A custodian is anyone who has administrative control over electronic documents, emails or files. For example, you may be considered the custodian of files on your own computer or emails in your email account. In an organizational or corporate setting, a network administrator may be a custodian.

How can my legal department use legal hold software?

Use legal hold software to record legal hold notifications to custodians and query them on the location of electronically stored evidence relevant to litigation. After the evidence is identified and located, use the software to preserve it in place or collect it to keep it from deletion or modification.

Alternatively, many corporations have enterprise data archiving or management software to identify custodian files, place legal holds on them, and collect them for safekeeping. Suppose a legal department uses enterprise software to place legal holds. In that case, it can send out legal hold notifications to custodians using mail-merge or document automation software and track return-receipt notices via email.

Should I choose legal hold software that is cloud-based or on-premises?

If the data to preserve is in cloud-based repositories, it is most efficient to choose cloud-based, legal hold software-as-a-service (SaaS). Legal hold SaaS uses application programming interfaces (APIs) to connect to various cloud repositories and file-sharing services, such as Amazon S3 (Simple Storage Service), Box, Dropbox, Google Drive, and Microsoft 365. These APIs can collect files or, if possible, apply in-place holds on the evidence to meet preservation requirements.

If the data is on-premises, it is most efficient to use legal holds software that works locally. It connects to on-premises repositories owned by the corporation and custodial desktops and mobile devices. Look for on-premises legal holds software that can apply in-place holds on evidence or collect it to meet preservation requirements.

If data is stored on-premises and in the cloud (hybrid storage), use legal hold SaaS. The corporation is moving to the cloud, and SaaS would be the most efficient and forward-looking to meet ongoing preservation needs. You may have to work with APIs to connect to local storage and legacy systems.

Should I select legal hold software from an all-in-one or an a-la-carte software provider?

One thing about pending and future litigation: it can continue to trial at once. Choosing an all-in-one e-discovery provider that includes legal hold software is most efficient. If a case proceeds to trial, you can connect custodians under holds and their data to the e-discovery system for processing, review, and production.

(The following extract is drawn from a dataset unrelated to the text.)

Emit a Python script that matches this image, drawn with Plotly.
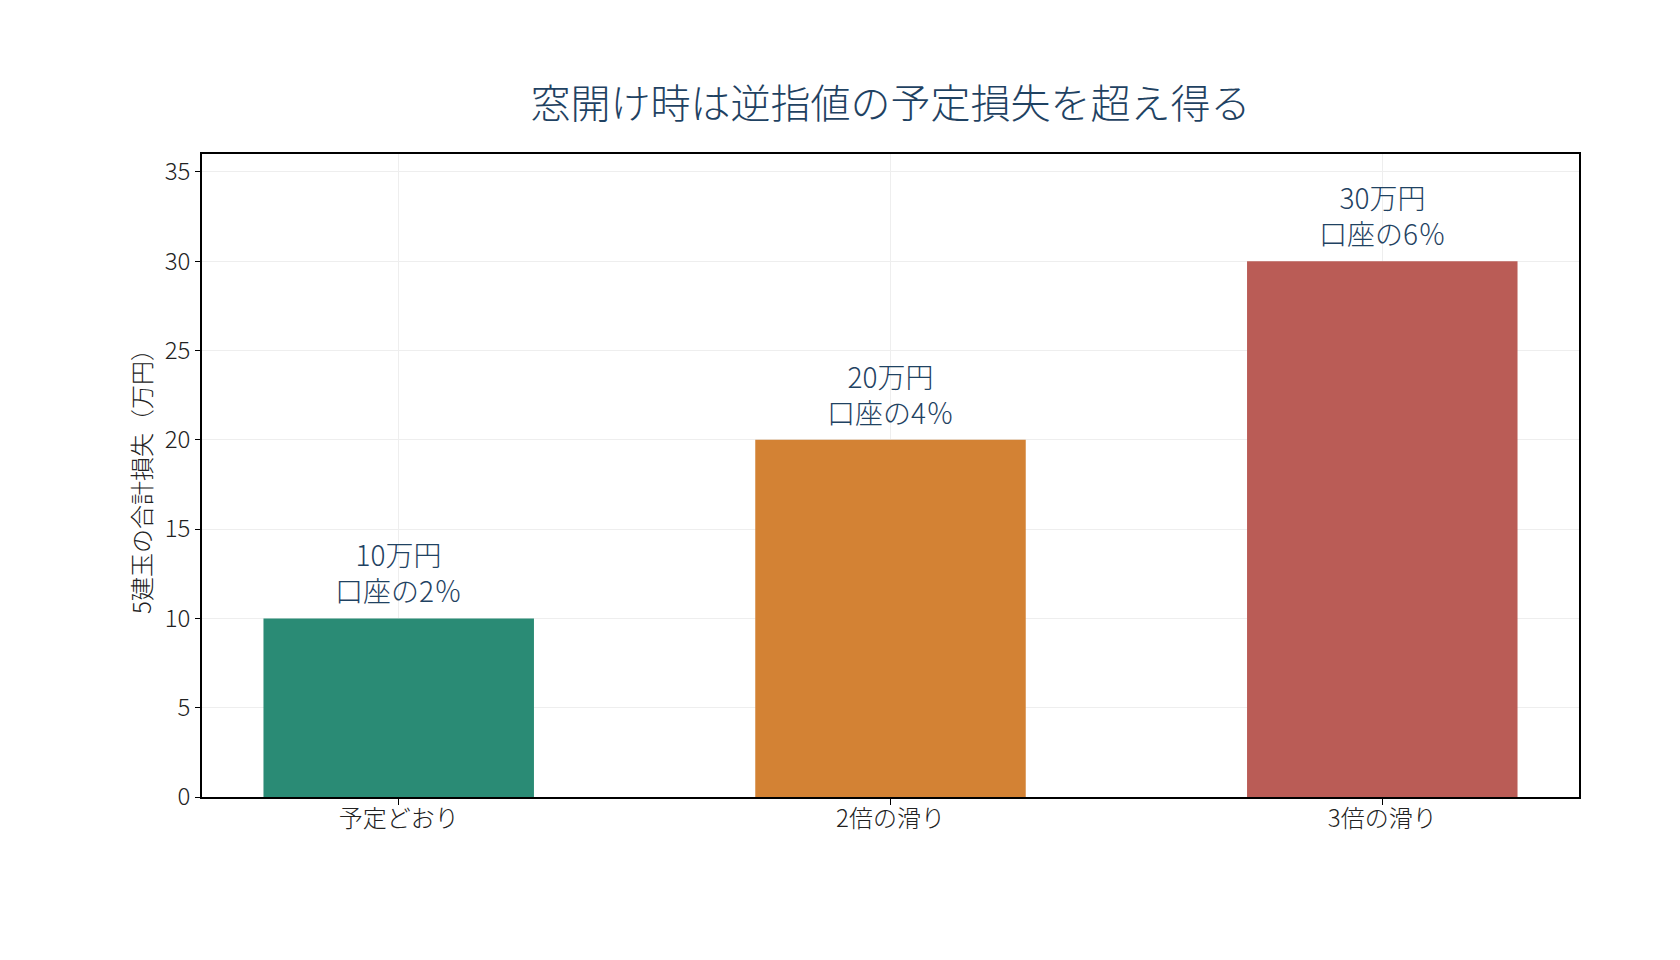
import plotly.graph_objects as go

categories = ["予定どおり", "2倍の滑り", "3倍の滑り"]
losses = [10, 20, 30]
label_amount = ["10万円", "20万円", "30万円"]
label_pct = ["口座の2％", "口座の4％", "口座の6％"]
colors = ["#2A8B75", "#D38234", "#BA5C56"]

FONT = "Noto Sans CJK JP"
TEXT_COLOR = "#1F4262"
LIGHT = 300

fig = go.Figure()
fig.add_trace(go.Bar(
    x=categories, y=losses, marker=dict(color=colors, line=dict(width=0)),
    width=0.55, showlegend=False, hoverinfo="skip",
))

for c, v, a, p in zip(categories, losses, label_amount, label_pct):
    fig.add_annotation(x=c, y=v, text=f"{a}<br>{p}", showarrow=False, xanchor="center",
                       yanchor="middle", yshift=46, align="center",
                       font=dict(family=FONT, size=28, color=TEXT_COLOR, weight=LIGHT))

fig.update_layout(
    width=1680, height=960,
    margin=dict(l=194, r=109, t=146, b=171),
    paper_bgcolor="white", plot_bgcolor="white",
    font=dict(family=FONT, size=24, color="#222222", weight=LIGHT),
    title=dict(text="窓開け時は逆指値の予定損失を超え得る", x=0.5, xanchor="center",
               xref="paper",
               y=1 - 96 / 960, yref="container", yanchor="middle",
               font=dict(family=FONT, size=40, color=TEXT_COLOR, weight=LIGHT)),
    bargap=0.45,
)
fig.update_xaxes(
    range=[-0.4, 2.4], showline=True, linecolor="black", linewidth=1.5, mirror=True,
    ticks="outside", ticklen=6, tickcolor="black", showgrid=True, gridcolor="#EEEEEE",
    ticklabelstandoff=-7,
    tickfont=dict(family=FONT, size=24, color="#222222", weight=LIGHT),
)
fig.update_yaxes(
    range=[0, 36], dtick=5, showline=True, linecolor="black", linewidth=1.5, mirror=True,
    ticks="outside", ticklen=5, tickcolor="black", showgrid=True, gridcolor="#EEEEEE",
    zeroline=False,
    tickfont=dict(family=FONT, size=24, color="#222222", weight=LIGHT),
    title=dict(text="5建玉の合計損失（万円）", standoff=6,
               font=dict(family=FONT, size=24, color="#222222", weight=LIGHT)),
)

fig.write_html("out.html")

Alternatively, choose a full-featured legal hold software with notification tracking, preservation, and collection support from an a-la-carte software provider. The time and transfer costs of moving custodial collections at the early stages of discovery to a full-service e-discovery provider are much less than after data processing.

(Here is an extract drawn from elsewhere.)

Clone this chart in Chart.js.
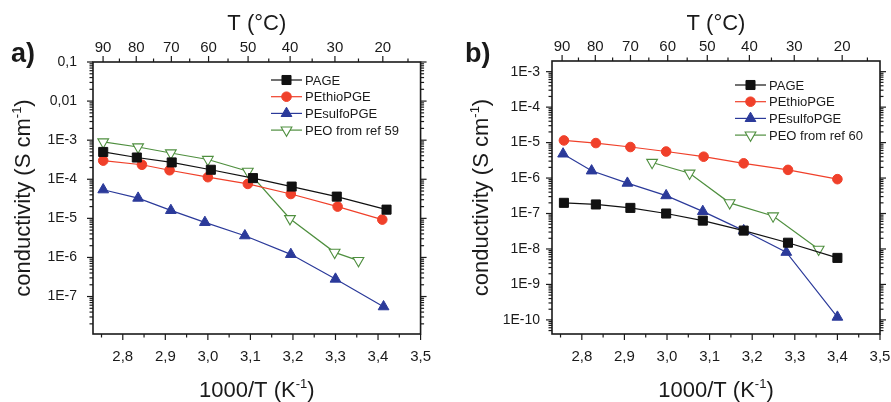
<!DOCTYPE html>
<html>
<head>
<meta charset="utf-8">
<script src="https://cdn.jsdelivr.net/npm/chart.js@4.4.1/dist/chart.umd.min.js"></script>
<style>
  html, body { margin: 0; padding: 0; background: #fff; overflow: hidden; width: 891px; height: 402px; }
  #wrap { position: relative; width: 891px; height: 402px; overflow: hidden; }
  canvas { position: absolute; top: 0; }
  #chartA { left: 0; }
  #chartB { left: 445px; }
</style>
</head>
<body>
<div id="wrap">
  <canvas id="chartA" width="445" height="402"></canvas>
  <canvas id="chartB" width="470" height="402"></canvas>
</div>
<script>
// ---- axis ticks ----
const X_MIN = 2.73, X_MAX = 3.5;
const xTickVals = [2.8, 2.9, 3.0, 3.1, 3.2, 3.3, 3.4, 3.5];
const xTickLabels = ['2,8', '2,9', '3,0', '3,1', '3,2', '3,3', '3,4', '3,5'];
const xMinorVals = [2.75, 2.85, 2.95, 3.05, 3.15, 3.25, 3.35, 3.45];
const tTicks = [90, 80, 70, 60, 50, 40, 30, 20];
const tMinor = [85, 75, 65, 55, 45, 35, 25, 15];

const aYTickVals = [1e-7, 1e-6, 1e-5, 1e-4, 1e-3, 1e-2, 1e-1];
const aYTickLabels = ['1E-7', '1E-6', '1E-5', '1E-4', '1E-3', '0,01', '0,1'];
const bYTickVals = [1e-10, 1e-9, 1e-8, 1e-7, 1e-6, 1e-5, 1e-4, 1e-3];
const bYTickLabels = ['1E-10', '1E-9', '1E-8', '1E-7', '1E-6', '1E-5', '1E-4', '1E-3'];

// ---- panel a) data ----
const aLabels = ['PAGE', 'PEthioPGE', 'PEsulfoPGE', 'PEO from ref 59'];
const aPageX = [2.754, 2.833, 2.915, 3.007, 3.106, 3.197, 3.303, 3.42];
const aPageY = [5.0e-4, 3.6e-4, 2.7e-4, 1.75e-4, 1.07e-4, 6.5e-5, 3.6e-5, 1.67e-5];
const aThioX = [2.754, 2.845, 2.91, 3.0, 3.094, 3.195, 3.305, 3.41];
const aThioY = [3.0e-4, 2.35e-4, 1.7e-4, 1.13e-4, 7.6e-5, 4.2e-5, 2.0e-5, 9.3e-6];
const aSulfoX = [2.754, 2.836, 2.913, 2.993, 3.087, 3.195, 3.30, 3.413];
const aSulfoY = [5.4e-5, 3.3e-5, 1.6e-5, 7.9e-6, 3.6e-6, 1.2e-6, 2.8e-7, 5.5e-8];
const aPeoX = [2.754, 2.836, 2.913, 3.0, 3.094, 3.193, 3.298, 3.354];
const aPeoY = [9.0e-4, 6.7e-4, 4.7e-4, 3.2e-4, 1.6e-4, 9.8e-6, 1.35e-6, 8.3e-7];

// ---- panel b) data ----
const bLabels = ['PAGE', 'PEthioPGE', 'PEsulfoPGE', 'PEO from ref 60'];
const bPageX = [2.758, 2.833, 2.914, 2.998, 3.084, 3.18, 3.284, 3.40];
const bPageY = [2.0e-7, 1.8e-7, 1.44e-7, 1.0e-7, 6.3e-8, 3.3e-8, 1.5e-8, 5.6e-9];
const bThioX = [2.758, 2.833, 2.914, 2.998, 3.086, 3.18, 3.284, 3.40];
const bThioY = [1.15e-5, 9.7e-6, 7.5e-6, 5.6e-6, 4.0e-6, 2.6e-6, 1.7e-6, 9.3e-7];
const bSulfoX = [2.756, 2.823, 2.907, 2.998, 3.084, 3.18, 3.28, 3.40];
const bSulfoY = [4.8e-6, 1.6e-6, 7.2e-7, 3.2e-7, 1.15e-7, 3.3e-8, 8.1e-9, 1.2e-10];
const bPeoX = [2.965, 3.053, 3.147, 3.249, 3.356];
const bPeoY = [2.75e-6, 1.37e-6, 2.0e-7, 8.5e-8, 9.8e-9];

const INK = '#1a1a1a';
Chart.defaults.font.family = "'Liberation Sans', Arial, sans-serif";
Chart.defaults.color = INK;

const STYLES = [
    { borderColor: '#111111', backgroundColor: '#111111', pointStyle: 'rect', pointRadius: 6.4, pointBorderWidth: 1 },
    { borderColor: '#f0402a', backgroundColor: '#f0402a', pointStyle: 'circle', pointRadius: 4.8, pointBorderWidth: 1 },
    { borderColor: '#2b3a9a', backgroundColor: '#2b3a9a', pointStyle: 'triangle', pointRadius: 6.2, pointBorderWidth: 1 },
    { borderColor: '#4f8f3f', backgroundColor: '#ffffff', pointStyle: 'triangle', pointRotation: 180, pointRadius: 6.2, pointBorderWidth: 1.1 }
];

function series(label, xs, ys, i) {
    return Object.assign({
        label: label,
        data: xs.map((x, k) => ({ x: x, y: ys[k] })),
        showLine: true,
        borderWidth: 1.2,
        pointBackgroundColor: STYLES[i].backgroundColor,
        pointBorderColor: STYLES[i].borderColor,
        pointHoverRadius: STYLES[i].pointRadius
    }, STYLES[i]);
}

function logMinors(min, max) {
    const out = [];
    for (let e = Math.floor(Math.log10(min)); e <= Math.ceil(Math.log10(max)); e++) {
        for (let k = 2; k <= 9; k++) {
            const v = k * Math.pow(10, e);
            if (v > min && v < max) out.push(v);
        }
    }
    return out;
}

// frame + tick marks, Origin style (outward)
const framePlugin = {
    id: 'frame',
    afterDraw(chart) {
        const { ctx, chartArea: a, scales } = chart;
        const seg = (x1, y1, x2, y2) => { ctx.beginPath(); ctx.moveTo(x1, y1); ctx.lineTo(x2, y2); ctx.stroke(); };
        ctx.save();
        ctx.strokeStyle = INK;
        ctx.lineWidth = 1.2;
        xTickVals.forEach(v => { const p = scales.x.getPixelForValue(v); seg(p, a.bottom, p, a.bottom + 6); });
        xMinorVals.forEach(v => { const p = scales.x.getPixelForValue(v); seg(p, a.bottom, p, a.bottom + 3.5); });
        tTicks.forEach(t => { const p = scales.xTop.getPixelForValue(1000 / (t + 273.15)); seg(p, a.top, p, a.top - 6); });
        tMinor.forEach(t => { const p = scales.xTop.getPixelForValue(1000 / (t + 273.15)); seg(p, a.top, p, a.top - 3.5); });
        const y = scales.y;
        y.ticks.forEach(t => { const p = y.getPixelForValue(t.value); seg(a.left, p, a.left - 6, p); seg(a.right, p, a.right + 6, p); });
        logMinors(y.min, y.max).forEach(v => { const p = y.getPixelForValue(v); seg(a.left, p, a.left - 3.5, p); seg(a.right, p, a.right + 3.5, p); });
        ctx.lineWidth = 1.6;
        ctx.strokeRect(a.left, a.top, a.width, a.height);
        ctx.restore();
    }
};

function drawParts(ctx, parts, x, y, size) {
    const supSize = Math.round(size * 0.6);
    const fam = Chart.defaults.font.family;
    let w = 0;
    parts.forEach(p => { ctx.font = (p.sup ? supSize : size) + 'px ' + fam; w += ctx.measureText(p.t).width; });
    let cx = x - w / 2;
    ctx.textAlign = 'left';
    ctx.textBaseline = 'alphabetic';
    parts.forEach(p => {
        ctx.font = (p.sup ? supSize : size) + 'px ' + fam;
        ctx.fillText(p.t, cx, p.sup ? y - size * 0.42 : y);
        cx += ctx.measureText(p.t).width;
    });
}

// titles, panel letter, legend
const annotPlugin = {
    id: 'annot',
    afterDraw(chart, args, o) {
        const { ctx, chartArea: a } = chart;
        const fam = Chart.defaults.font.family;
        const midX = (a.left + a.right) / 2;
        const midY = (a.top + a.bottom) / 2;
        ctx.save();
        ctx.fillStyle = INK;
        ctx.font = 'bold 27px ' + fam;
        ctx.textAlign = 'left';
        ctx.textBaseline = 'alphabetic';
        ctx.fillText(o.letter, o.letterX, 62);
        ctx.font = '22px ' + fam;
        ctx.textAlign = 'center';
        ctx.fillText('T (°C)', midX, 30);
        drawParts(ctx, [{ t: '1000/T (K' }, { t: '-1', sup: true }, { t: ')' }], midX, 397, 22);
        ctx.translate(o.yTitleX, midY);
        ctx.rotate(-Math.PI / 2);
        drawParts(ctx, [{ t: 'conductivity (S cm' }, { t: '-1', sup: true }, { t: ')' }], 0, 0, 22);
        ctx.restore();

        // legend
        ctx.save();
        chart.data.datasets.forEach((ds, i) => {
            const ly = o.legendY + i * 16.7;
            ctx.strokeStyle = ds.borderColor;
            ctx.lineWidth = 1.2;
            ctx.beginPath(); ctx.moveTo(o.legendX, ly); ctx.lineTo(o.legendX + 31, ly); ctx.stroke();
            ctx.fillStyle = ds.backgroundColor;
            ctx.lineWidth = ds.pointBorderWidth;
            Chart.helpers.drawPoint(ctx, { pointStyle: ds.pointStyle, radius: ds.pointRadius, rotation: ds.pointRotation || 0, borderWidth: ds.pointBorderWidth }, o.legendX + 15.5, ly);
            ctx.fillStyle = INK;
            ctx.font = '13px ' + fam;
            ctx.textAlign = 'left';
            ctx.textBaseline = 'middle';
            ctx.fillText(ds.label, o.legendX + 34, ly + 1);
        });
        ctx.restore();
    }
};

function buildScales(yMin, yMax, yVals, yLabels, leftW, rightW, topH, yPad) {
    const hidden = { grid: { display: false, drawTicks: false }, border: { display: false } };
    return {
        x: Object.assign({
            type: 'linear', position: 'bottom', min: X_MIN, max: X_MAX,
            afterBuildTicks: s => { s.ticks = xTickVals.map(v => ({ value: v })); },
            ticks: { padding: 14, font: { size: 15 }, color: INK, maxRotation: 0, autoSkip: false, callback: (v, i) => xTickLabels[i] },
            afterFit: s => { s.height = 68; }
        }, hidden),
        xTop: Object.assign({
            type: 'linear', position: 'top', min: X_MIN, max: X_MAX,
            afterBuildTicks: s => { s.ticks = tTicks.map(t => ({ value: 1000 / (t + 273.15) })); },
            ticks: { padding: 5, font: { size: 15 }, color: INK, maxRotation: 0, autoSkip: false, callback: (v, i) => String(tTicks[i]) },
            afterFit: s => { s.height = topH; }
        }, hidden),
        y: Object.assign({
            type: 'logarithmic', position: 'left', min: yMin, max: yMax,
            afterBuildTicks: s => { s.ticks = yVals.map(v => ({ value: v })); },
            ticks: { padding: yPad, font: { size: 14 }, color: INK, autoSkip: false, callback: (v, i) => yLabels[i] },
            afterFit: s => { s.width = leftW; }
        }, hidden),
        yRight: Object.assign({
            type: 'logarithmic', position: 'right', min: yMin, max: yMax,
            ticks: { display: false },
            afterFit: s => { s.width = rightW; }
        }, hidden)
    };
}

function makeChart(id, datasets, scales, annot) {
    return new Chart(document.getElementById(id), {
        type: 'scatter',
        data: { datasets: datasets },
        options: {
            responsive: false,
            animation: false,
            layout: { padding: 0 },
            plugins: { legend: { display: false }, tooltip: { enabled: false }, annot: annot },
            scales: scales
        },
        plugins: [framePlugin, annotPlugin]
    });
}

makeChart('chartA', [
    series(aLabels[0], aPageX, aPageY, 0),
    series(aLabels[1], aThioX, aThioY, 1),
    series(aLabels[2], aSulfoX, aSulfoY, 2),
    series(aLabels[3], aPeoX, aPeoY, 3)
], buildScales(1.1e-8, 0.1, aYTickVals, aYTickLabels, 93, 23, 62, 16),
{ letter: 'a)', letterX: 11, yTitleX: 30, legendX: 271, legendY: 80 });

makeChart('chartB', [
    series(bLabels[0], bPageX, bPageY, 0),
    series(bLabels[1], bThioX, bThioY, 1),
    series(bLabels[2], bSulfoX, bSulfoY, 2),
    series(bLabels[3], bPeoX, bPeoY, 3)
], buildScales(4e-11, 2e-3, bYTickVals, bYTickLabels, 107, 35, 61, 12),
{ letter: 'b)', letterX: 20, yTitleX: 43, legendX: 290, legendY: 85 });
</script>
</body>
</html>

What should I expect to pay for legal holds software?

Legal hold software pricing is most cost-effective from an all-in-one e-discovery provider. All-in-one e-discovery vendors generally charge on a per-user or matter basis with possible additional per gigabyte costs to upload data for processing, host it for review, and store it in the cloud. An all-in-one e-discovery system may include legal hold software as a loss leader for more advanced and costly e-discovery needs in processing, review, and production.

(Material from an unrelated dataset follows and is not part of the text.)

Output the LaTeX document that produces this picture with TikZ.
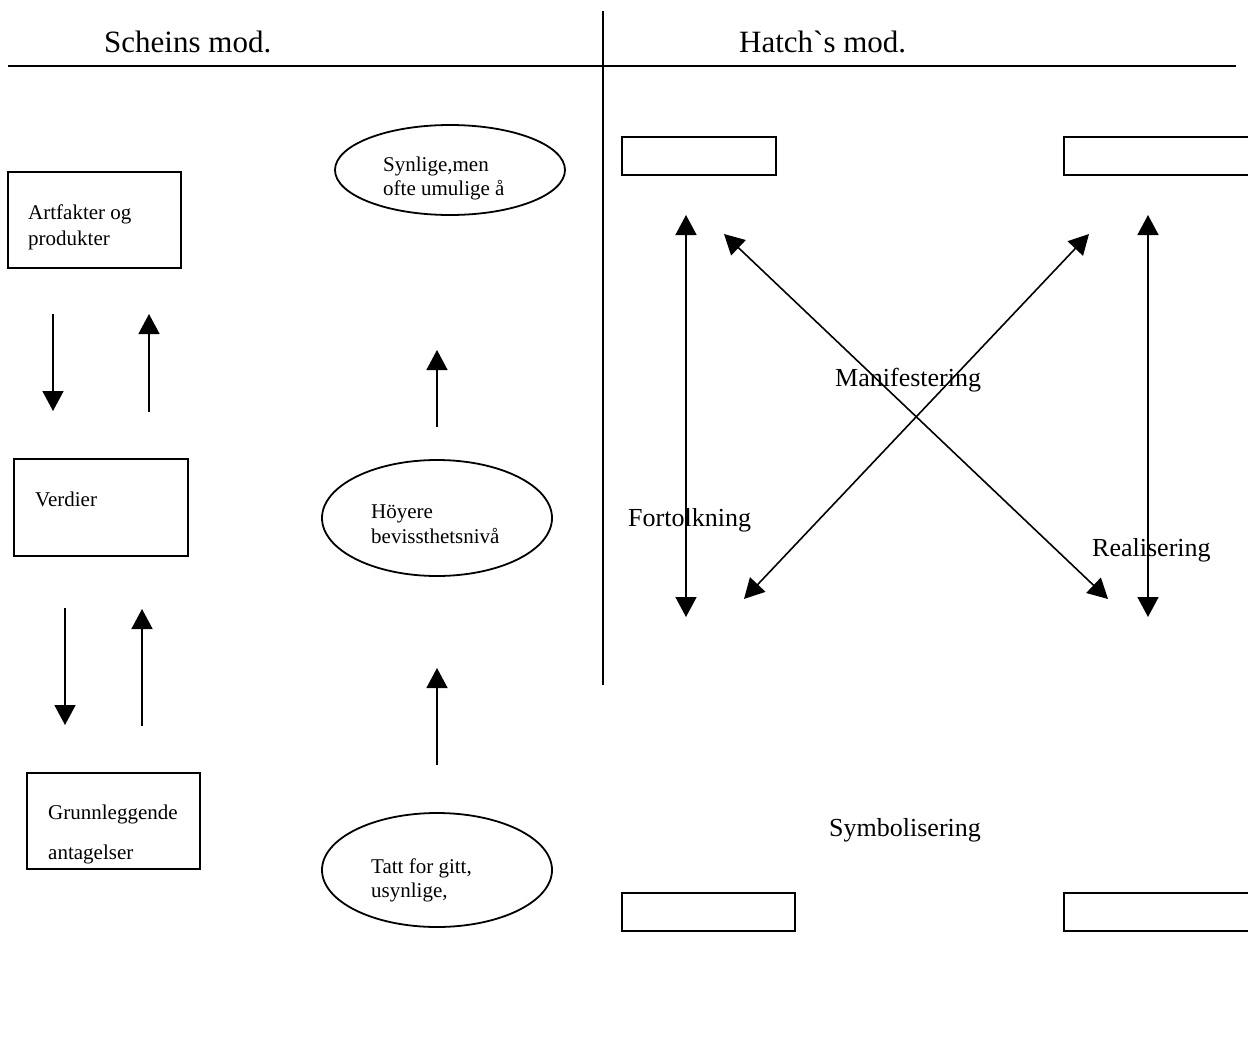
\documentclass[tikz,border=0pt]{standalone}
\usepackage{fontspec}
\setmainfont{Liberation Serif}[Ligatures=TeXOff]
\usetikzlibrary{arrows.meta,shapes.geometric}
\tikzset{
  boxstyle/.style={draw,line width=2pt},
  ovalstyle/.style={draw,line width=1.8pt},
  arr/.style={line width=1.6pt,-{Triangle[width=21pt,length=20pt]}},
  darr/.style={line width=1.6pt,{Triangle[width=21pt,length=20pt]}-{Triangle[width=21pt,length=20pt]}},
  small/.style={font=\fontsize{21}{25}\selectfont,anchor=base west,inner sep=0pt,align=left},
  mid/.style={font=\fontsize{26}{30}\selectfont,anchor=base west,inner sep=0pt},
  head/.style={font=\fontsize{31}{36}\selectfont,anchor=base west,inner sep=0pt},
}
\begin{document}
\begin{tikzpicture}[x=1pt,y=-1pt]
\useasboundingbox (0,0) rectangle (1248,1039);
% header
\coordinate (hl) at (8,66);
\coordinate (hr) at (1236,66);
\coordinate (vt) at (603,11);
\coordinate (vb) at (603,685);
\draw[line width=1.8pt] (hl) -- (hr);
\draw[line width=1.6pt] (vt) -- (vb);
\node[head] (schein) at (104,52) {Scheins mod.};
\node[head] (hatch) at (739,52) {Hatch`s mod.};

% left boxes
\draw[boxstyle] (8,172) rectangle (181,268);
\node[small] (artf) at (28,219) {Artfakter og};
\node[small] (prod) at (28,245) {produkter};
\draw[boxstyle] (14,459) rectangle (188,556);
\node[small] (verd) at (35,506) {Verdier};
\begin{scope}
\clip (27,773) rectangle (200,868);
\node[small] (grunn) at (48,819) {Grunnleggende};
\node[small] (antag) at (48,859) {antagelser};
\end{scope}
\draw[boxstyle] (27,773) rectangle (200,869);

% left arrows
\coordinate (a1s) at (53,314); \coordinate (a1e) at (53,411);
\coordinate (a2s) at (149,412); \coordinate (a2e) at (149,314);
\coordinate (a3s) at (65,608); \coordinate (a3e) at (65,725);
\coordinate (a4s) at (142,726); \coordinate (a4e) at (142,609);
\coordinate (a5s) at (437,427); \coordinate (a5e) at (437,350);
\coordinate (a6s) at (437,765); \coordinate (a6e) at (437,668);
\draw[arr] (a1s) -- (a1e);
\draw[arr] (a2s) -- (a2e);
\draw[arr] (a3s) -- (a3e);
\draw[arr] (a4s) -- (a4e);
\draw[arr] (a5s) -- (a5e);
\draw[arr] (a6s) -- (a6e);

% ellipses
\node[ovalstyle,ellipse,minimum width=230pt,minimum height=90pt] (e1) at (450,170) {};
\node[small] (e1t1) at (383,171) {Synlige,men};
\node[small] (e1t2) at (383,195) {ofte umulige å};
\node[ovalstyle,ellipse,minimum width=230pt,minimum height=116pt] (e2) at (437,518) {};
\node[small] (e2t1) at (371,518) {Höyere};
\node[small] (e2t2) at (371,543) {bevissthetsnivå};
\node[ovalstyle,ellipse,minimum width=230pt,minimum height=114pt] (e3) at (437,870) {};
\node[small] (e3t1) at (371,873) {Tatt for gitt,};
\node[small] (e3t2) at (371,897) {usynlige,};

% right boxes
\draw[boxstyle] (622,137) rectangle (776,175);
\draw[boxstyle] (1064,137) rectangle (1260,175);
\draw[boxstyle] (622,893) rectangle (795,931);
\draw[boxstyle] (1064,893) rectangle (1260,931);

% right arrows
\coordinate (v1t) at (686,215); \coordinate (v1b) at (686,617);
\coordinate (v2t) at (1148,215); \coordinate (v2b) at (1148,617);
\coordinate (d1t) at (724,234); \coordinate (d1b) at (1108,599);
\coordinate (d2t) at (1089,234); \coordinate (d2b) at (744,599);
\draw[darr] (v1t) -- (v1b);
\draw[darr] (v2t) -- (v2b);
\draw[darr] (d1t) -- (d1b);
\draw[darr] (d2t) -- (d2b);

\node[mid] (manif) at (835,386) {Manifestering};
\node[mid] (fort) at (628,526) {Fortolkning};
\node[mid] (real) at (1092,556) {Realisering};
\node[mid] (symb) at (829,836) {Symbolisering};
\end{tikzpicture}
\end{document}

Vendors separately price legal hold software in multi-year contracts, generally three to five years. For midsized and large enterprises, the cost can rise to tens of thousands of dollars based on the number of custodians or matters, with additional charges per gigabyte of data collected and hosted over time. There may be implementation costs for connecting to on-premises or cloud-based storage systems. On-premises software vendors have no storage fees, but you are responsible for all storage costs, including hardware, operating system, and maintenance.